**SUPPLIED DATA**
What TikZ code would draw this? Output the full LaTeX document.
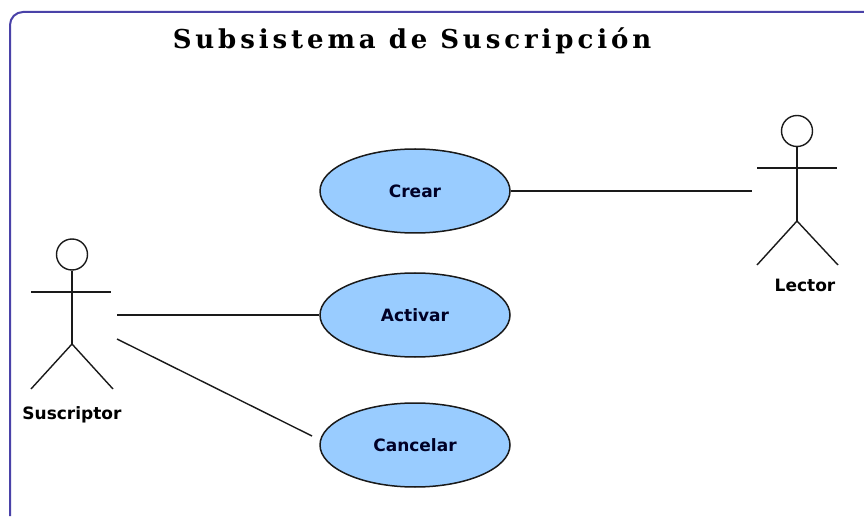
\documentclass[tikz,border=0pt]{standalone}
\usepackage{fontspec}
\setmainfont{Liberation Serif}
\newfontfamily\labelfont{DejaVu Sans}
\newfontfamily\titlefont[LetterSpace=15]{DejaVu Serif}
\usetikzlibrary{shapes.geometric}
\definecolor{framecol}{HTML}{4A42A8}
\definecolor{ucfill}{HTML}{99CCFF}
\definecolor{inkcol}{HTML}{1A1A1A}
\tikzset{
  x=1pt,y=-1pt,
  usecase/.style={ellipse,draw=inkcol,fill=ucfill,line width=1.5pt,minimum width=190pt,minimum height=84pt,inner sep=0pt,font=\labelfont\bfseries\fontsize{17}{18}\selectfont,text=black!85!blue},
  fig/.style={draw=inkcol,line width=1.4pt},
  headshape/.style={circle,draw=inkcol,line width=1.4pt,minimum size=31pt,inner sep=0pt},
  assoc/.style={draw=inkcol,line width=1.4pt},
  actorlabel/.style={font=\labelfont\bfseries\fontsize{17}{18}\selectfont,text=black,inner sep=0pt},
  frameline/.style={draw=framecol,line width=2pt,rounded corners=13pt}
}
\begin{document}
\begin{tikzpicture}
\useasboundingbox (0,0) rectangle (864,518);
\fill[white] (0,0) rectangle (864,518);
\draw[frameline] (10,516) -- (10,12) -- (864,12);
\node[inner sep=0pt,font=\titlefont\bfseries\fontsize{26}{30}\selectfont] (title) at (412,41) {Subsistema de Suscripción};
% use cases
\node[usecase] (crear) at (415,191) {Crear};
\node[usecase] (activar) at (415,315) {Activar};
\node[usecase] (cancelar) at (415,445) {Cancelar};
% actor Suscriptor
\node[headshape] (headS) at (72,254.5) {};
\coordinate (hipS) at (72,344);
\coordinate (armSl) at (31,292);
\coordinate (armSr) at (111,292);
\coordinate (legSl) at (31,389);
\coordinate (legSr) at (113,389);
\draw[fig] (headS.south) -- (hipS);
\draw[fig] (armSl) -- (armSr);
\draw[fig] (legSl) -- (hipS) -- (legSr);
\node[actorlabel] (suscriptor) at (72,415) {Suscriptor};
% actor Lector
\node[headshape] (headL) at (797,131) {};
\coordinate (hipL) at (797,221);
\coordinate (armLl) at (757,168);
\coordinate (armLr) at (837,168);
\coordinate (legLl) at (757,265);
\coordinate (legLr) at (838,265);
\draw[fig] (headL.south) -- (hipL);
\draw[fig] (armLl) -- (armLr);
\draw[fig] (legLl) -- (hipL) -- (legLr);
\node[actorlabel] (lector) at (805,285) {Lector};
% associations
\coordinate (endL) at (752,191);
\coordinate (startA) at (117,315);
\coordinate (startC) at (117,339);
\coordinate (endC) at (312,436);
\draw[assoc] (crear.east) -- (endL);
\draw[assoc] (startA) -- (activar.west);
\draw[assoc] (startC) -- (endC);
\end{tikzpicture}
\end{document}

**PROBLEM REQUIREMENTS**
Exclude the images, then output the data above word for word.

**TASK RESPONSE**
What TikZ code would draw this? Output the full LaTeX document.
\documentclass[tikz,border=0pt]{standalone}
\usepackage{fontspec}
\setmainfont{Liberation Serif}
\newfontfamily\labelfont{DejaVu Sans}
\newfontfamily\titlefont[LetterSpace=15]{DejaVu Serif}
\usetikzlibrary{shapes.geometric}
\definecolor{framecol}{HTML}{4A42A8}
\definecolor{ucfill}{HTML}{99CCFF}
\definecolor{inkcol}{HTML}{1A1A1A}
\tikzset{
  x=1pt,y=-1pt,
  usecase/.style={ellipse,draw=inkcol,fill=ucfill,line width=1.5pt,minimum width=190pt,minimum height=84pt,inner sep=0pt,font=\labelfont\bfseries\fontsize{17}{18}\selectfont,text=black!85!blue},
  fig/.style={draw=inkcol,line width=1.4pt},
  headshape/.style={circle,draw=inkcol,line width=1.4pt,minimum size=31pt,inner sep=0pt},
  assoc/.style={draw=inkcol,line width=1.4pt},
  actorlabel/.style={font=\labelfont\bfseries\fontsize{17}{18}\selectfont,text=black,inner sep=0pt},
  frameline/.style={draw=framecol,line width=2pt,rounded corners=13pt}
}
\begin{document}
\begin{tikzpicture}
\useasboundingbox (0,0) rectangle (864,518);
\fill[white] (0,0) rectangle (864,518);
\draw[frameline] (10,516) -- (10,12) -- (864,12);
\node[inner sep=0pt,font=\titlefont\bfseries\fontsize{26}{30}\selectfont] (title) at (412,41) {Subsistema de Suscripción};
% use cases
\node[usecase] (crear) at (415,191) {Crear};
\node[usecase] (activar) at (415,315) {Activar};
\node[usecase] (cancelar) at (415,445) {Cancelar};
% actor Suscriptor
\node[headshape] (headS) at (72,254.5) {};
\coordinate (hipS) at (72,344);
\coordinate (armSl) at (31,292);
\coordinate (armSr) at (111,292);
\coordinate (legSl) at (31,389);
\coordinate (legSr) at (113,389);
\draw[fig] (headS.south) -- (hipS);
\draw[fig] (armSl) -- (armSr);
\draw[fig] (legSl) -- (hipS) -- (legSr);
\node[actorlabel] (suscriptor) at (72,415) {Suscriptor};
% actor Lector
\node[headshape] (headL) at (797,131) {};
\coordinate (hipL) at (797,221);
\coordinate (armLl) at (757,168);
\coordinate (armLr) at (837,168);
\coordinate (legLl) at (757,265);
\coordinate (legLr) at (838,265);
\draw[fig] (headL.south) -- (hipL);
\draw[fig] (armLl) -- (armLr);
\draw[fig] (legLl) -- (hipL) -- (legLr);
\node[actorlabel] (lector) at (805,285) {Lector};
% associations
\coordinate (endL) at (752,191);
\coordinate (startA) at (117,315);
\coordinate (startC) at (117,339);
\coordinate (endC) at (312,436);
\draw[assoc] (crear.east) -- (endL);
\draw[assoc] (startA) -- (activar.west);
\draw[assoc] (startC) -- (endC);
\end{tikzpicture}
\end{document}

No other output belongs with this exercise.